CHICAGO -- At 39 years old, Carlos Beltran has given the New York Yankees a gift, and now they should return the favor. Beltran's All-Star first half has made him an attractive trade commodity.

The smart move would be to deal Beltran, so that his value benefits the franchise for years to come. They should trade him because what he has accomplished at 39 makes him an asset; at that age, most players are past being helpful to an organization.

"You guys make 39 sound like something horrible," a smiling Beltran said after he rapped three of the Yankees' 20 hits in a 9-0 blowout of the Chicago White Sox on Tuesday.

It would be respectful to send Beltran, a pro's pro and possible future manager, to a team with a real chance to win a title this season.

The Yankees are in a strange spot as a franchise. Every win feels almost like a loss because it might fool management into not selling at the deadline. This would be a mistake that could cost them for years.

The Yankees need to inject as many young, talented players into this franchise as possible so they can really be contenders again instead of trying to hang on for an unlikely second wild card for a club that bores their fans, who are not watching the team as much on TV or in person.

The Yankees should be able to pick up a prospect or prospects of significance for Beltran, because he has been that good this year. He is now hitting .302 with 19 homers and 54 RBIs on the season. He is the Yankees' best player. He doesn't have that long-felt love with the Yankees' organization, but if he did, there might be a feeling that Beltran deserves to go to a team that's fighting for more than the Yankees are.

Beltran hasn't been a lifelong Yankee; he has been something of nomad, having played for six teams. He has been a rental twice. The Yankees should make it a third time.

If Beltran played his whole career as a Yankee, he wouldn't have achieved Derek Jeter's level of popularity, but it would be close.

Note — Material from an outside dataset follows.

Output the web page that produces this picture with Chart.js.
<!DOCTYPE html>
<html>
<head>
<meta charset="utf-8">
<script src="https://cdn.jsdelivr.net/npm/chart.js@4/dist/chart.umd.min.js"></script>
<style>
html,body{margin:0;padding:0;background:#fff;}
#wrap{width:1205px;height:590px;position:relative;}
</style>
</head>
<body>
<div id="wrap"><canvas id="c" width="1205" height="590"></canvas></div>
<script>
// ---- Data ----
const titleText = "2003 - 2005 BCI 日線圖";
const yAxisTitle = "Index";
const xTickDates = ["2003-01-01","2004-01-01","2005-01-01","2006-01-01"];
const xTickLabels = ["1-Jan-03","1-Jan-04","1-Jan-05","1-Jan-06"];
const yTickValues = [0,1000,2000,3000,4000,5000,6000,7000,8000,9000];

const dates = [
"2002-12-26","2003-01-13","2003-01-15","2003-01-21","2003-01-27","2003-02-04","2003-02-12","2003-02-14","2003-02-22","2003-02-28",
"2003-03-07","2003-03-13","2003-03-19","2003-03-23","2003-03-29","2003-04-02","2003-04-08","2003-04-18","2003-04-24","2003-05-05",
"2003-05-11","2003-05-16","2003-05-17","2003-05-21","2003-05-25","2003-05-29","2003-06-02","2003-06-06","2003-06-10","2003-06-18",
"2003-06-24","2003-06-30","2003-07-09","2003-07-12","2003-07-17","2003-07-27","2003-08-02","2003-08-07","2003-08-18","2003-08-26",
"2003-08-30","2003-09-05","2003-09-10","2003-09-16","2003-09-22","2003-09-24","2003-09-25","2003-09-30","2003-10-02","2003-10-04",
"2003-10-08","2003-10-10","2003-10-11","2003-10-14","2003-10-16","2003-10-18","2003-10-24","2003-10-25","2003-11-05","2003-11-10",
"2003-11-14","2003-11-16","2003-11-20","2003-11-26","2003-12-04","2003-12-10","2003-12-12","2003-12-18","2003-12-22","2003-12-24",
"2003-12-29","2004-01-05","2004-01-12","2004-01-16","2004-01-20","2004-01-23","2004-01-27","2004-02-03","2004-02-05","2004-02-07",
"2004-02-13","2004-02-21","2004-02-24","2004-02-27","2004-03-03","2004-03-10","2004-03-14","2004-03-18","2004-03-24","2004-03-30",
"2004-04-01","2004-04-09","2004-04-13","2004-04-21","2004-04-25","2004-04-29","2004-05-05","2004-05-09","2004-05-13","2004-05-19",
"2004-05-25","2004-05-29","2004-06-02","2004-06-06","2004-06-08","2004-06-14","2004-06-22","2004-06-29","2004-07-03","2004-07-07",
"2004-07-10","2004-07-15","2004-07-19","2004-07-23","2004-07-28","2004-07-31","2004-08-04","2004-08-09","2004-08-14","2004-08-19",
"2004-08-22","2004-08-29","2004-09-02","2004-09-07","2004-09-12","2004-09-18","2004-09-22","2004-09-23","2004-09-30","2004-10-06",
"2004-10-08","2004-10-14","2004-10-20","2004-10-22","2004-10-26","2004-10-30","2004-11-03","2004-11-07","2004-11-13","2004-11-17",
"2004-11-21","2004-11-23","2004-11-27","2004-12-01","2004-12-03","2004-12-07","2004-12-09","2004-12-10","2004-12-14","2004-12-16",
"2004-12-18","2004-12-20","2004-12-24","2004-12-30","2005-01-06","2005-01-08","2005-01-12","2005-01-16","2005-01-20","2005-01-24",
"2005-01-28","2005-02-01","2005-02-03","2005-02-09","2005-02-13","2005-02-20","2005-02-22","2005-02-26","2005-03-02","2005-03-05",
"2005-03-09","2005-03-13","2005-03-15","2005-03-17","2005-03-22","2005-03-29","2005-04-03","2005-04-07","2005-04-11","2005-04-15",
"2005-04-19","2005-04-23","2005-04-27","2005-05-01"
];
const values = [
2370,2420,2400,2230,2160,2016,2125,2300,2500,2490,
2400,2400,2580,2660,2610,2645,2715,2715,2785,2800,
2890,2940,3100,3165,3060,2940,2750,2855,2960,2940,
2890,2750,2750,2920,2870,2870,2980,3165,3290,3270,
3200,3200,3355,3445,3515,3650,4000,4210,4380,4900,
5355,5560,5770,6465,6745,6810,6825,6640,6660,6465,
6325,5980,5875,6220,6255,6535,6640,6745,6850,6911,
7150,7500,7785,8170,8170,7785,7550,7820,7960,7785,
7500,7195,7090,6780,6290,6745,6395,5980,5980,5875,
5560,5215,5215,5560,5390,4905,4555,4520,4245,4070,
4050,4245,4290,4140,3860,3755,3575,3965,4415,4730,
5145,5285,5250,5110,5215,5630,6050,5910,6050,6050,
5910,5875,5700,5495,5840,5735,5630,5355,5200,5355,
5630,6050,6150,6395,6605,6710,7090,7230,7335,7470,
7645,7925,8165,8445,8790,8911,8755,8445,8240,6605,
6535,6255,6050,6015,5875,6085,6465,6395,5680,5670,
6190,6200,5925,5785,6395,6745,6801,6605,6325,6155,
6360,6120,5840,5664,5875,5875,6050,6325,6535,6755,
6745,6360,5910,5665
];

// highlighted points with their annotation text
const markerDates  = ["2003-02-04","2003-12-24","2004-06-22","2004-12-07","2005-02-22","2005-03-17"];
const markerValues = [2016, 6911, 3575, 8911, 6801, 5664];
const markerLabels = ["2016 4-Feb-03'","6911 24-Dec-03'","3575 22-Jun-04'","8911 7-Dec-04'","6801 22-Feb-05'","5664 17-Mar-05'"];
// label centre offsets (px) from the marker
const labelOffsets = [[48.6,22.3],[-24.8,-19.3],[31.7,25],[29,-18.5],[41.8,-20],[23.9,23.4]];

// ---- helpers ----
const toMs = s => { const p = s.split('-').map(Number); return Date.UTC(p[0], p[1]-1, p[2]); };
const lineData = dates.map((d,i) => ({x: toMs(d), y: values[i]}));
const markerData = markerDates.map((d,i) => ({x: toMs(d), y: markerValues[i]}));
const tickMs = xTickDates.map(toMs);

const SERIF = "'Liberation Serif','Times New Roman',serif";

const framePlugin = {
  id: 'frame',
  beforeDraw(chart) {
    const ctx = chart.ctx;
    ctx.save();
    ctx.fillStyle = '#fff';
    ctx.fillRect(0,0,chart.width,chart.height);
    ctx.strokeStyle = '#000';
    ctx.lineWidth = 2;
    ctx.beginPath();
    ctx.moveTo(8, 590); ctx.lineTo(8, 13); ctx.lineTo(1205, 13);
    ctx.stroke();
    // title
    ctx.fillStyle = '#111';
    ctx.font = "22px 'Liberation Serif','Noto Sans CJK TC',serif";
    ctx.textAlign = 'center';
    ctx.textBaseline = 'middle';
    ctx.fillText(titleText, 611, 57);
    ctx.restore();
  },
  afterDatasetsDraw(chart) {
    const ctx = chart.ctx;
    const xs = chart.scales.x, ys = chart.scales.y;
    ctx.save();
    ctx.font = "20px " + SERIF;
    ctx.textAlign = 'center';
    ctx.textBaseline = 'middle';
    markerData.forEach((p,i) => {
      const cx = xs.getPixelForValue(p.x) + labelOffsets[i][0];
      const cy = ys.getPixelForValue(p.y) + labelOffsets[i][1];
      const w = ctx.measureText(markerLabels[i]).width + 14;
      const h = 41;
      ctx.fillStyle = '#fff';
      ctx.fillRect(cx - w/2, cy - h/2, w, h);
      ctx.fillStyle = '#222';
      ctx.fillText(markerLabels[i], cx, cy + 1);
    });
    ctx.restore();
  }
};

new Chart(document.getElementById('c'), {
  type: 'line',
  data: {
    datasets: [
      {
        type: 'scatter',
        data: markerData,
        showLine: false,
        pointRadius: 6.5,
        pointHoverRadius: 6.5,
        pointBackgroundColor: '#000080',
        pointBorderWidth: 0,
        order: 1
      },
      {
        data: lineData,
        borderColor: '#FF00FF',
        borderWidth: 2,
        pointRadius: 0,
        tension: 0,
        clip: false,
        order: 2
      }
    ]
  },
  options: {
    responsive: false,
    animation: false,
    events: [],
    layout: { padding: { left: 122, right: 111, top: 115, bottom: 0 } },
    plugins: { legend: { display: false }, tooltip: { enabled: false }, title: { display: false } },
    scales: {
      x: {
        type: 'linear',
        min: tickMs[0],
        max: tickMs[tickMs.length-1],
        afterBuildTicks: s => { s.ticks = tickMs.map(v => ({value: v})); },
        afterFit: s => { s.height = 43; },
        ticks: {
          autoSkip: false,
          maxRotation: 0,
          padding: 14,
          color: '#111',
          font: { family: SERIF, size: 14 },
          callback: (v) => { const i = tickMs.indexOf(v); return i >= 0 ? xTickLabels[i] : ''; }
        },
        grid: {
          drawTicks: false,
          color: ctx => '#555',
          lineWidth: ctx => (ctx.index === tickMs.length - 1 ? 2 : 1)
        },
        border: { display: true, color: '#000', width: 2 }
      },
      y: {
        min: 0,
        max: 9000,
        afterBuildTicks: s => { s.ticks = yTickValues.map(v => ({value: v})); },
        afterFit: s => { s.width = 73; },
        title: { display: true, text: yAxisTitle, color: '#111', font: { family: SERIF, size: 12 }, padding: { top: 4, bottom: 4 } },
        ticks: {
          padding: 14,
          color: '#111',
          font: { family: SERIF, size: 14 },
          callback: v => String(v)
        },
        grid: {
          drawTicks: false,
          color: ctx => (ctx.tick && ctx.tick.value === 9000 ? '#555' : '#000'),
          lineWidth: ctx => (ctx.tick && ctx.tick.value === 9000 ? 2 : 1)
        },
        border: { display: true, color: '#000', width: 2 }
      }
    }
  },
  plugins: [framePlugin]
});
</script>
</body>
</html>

When you account for how he has been one of the great postseason players in history, he would have been destined for Monument Park.

His résumé already should be good enough to deserve a plaque in Cooperstown one day, but Beltran still doesn't have that elusive ring. The Yankees may hold onto Beltran to try to sneak in as a wild card this year and hope for a miracle, but they shouldn't.

He is deserving of another championship run. His calm demeanor belongs in the postseason, where he seems as cool and relaxed as a son playing catch with his dad.

"He never really gets out of what he does," manager Joe Girardi said. "I think there is a lot of confidence there. He has had a lot of success in his career. I'm going to say it again: I think he is a Hall of Famer."

Any team that were to acquire Beltran would know they are getting a guy who could lead a playoff run.

In free agency prior to the 2014 season, Beltran picked the Yankees over his first major league team, the Kansas City Royals. The Yankees tacked on a third year and outbid the Royals. The thought was that Beltran gave himself the best chance to win a championship. The Royals have gone to the past two World Series, winning one.

That is how Beltran longs to end his season. The Yankees have not announced themselves as sellers yet. They should be, not only for themselves but to let Beltran chase a ring one more time.

He is an All-Star at 39. The Yankees should let him try to be a World Series champion this year.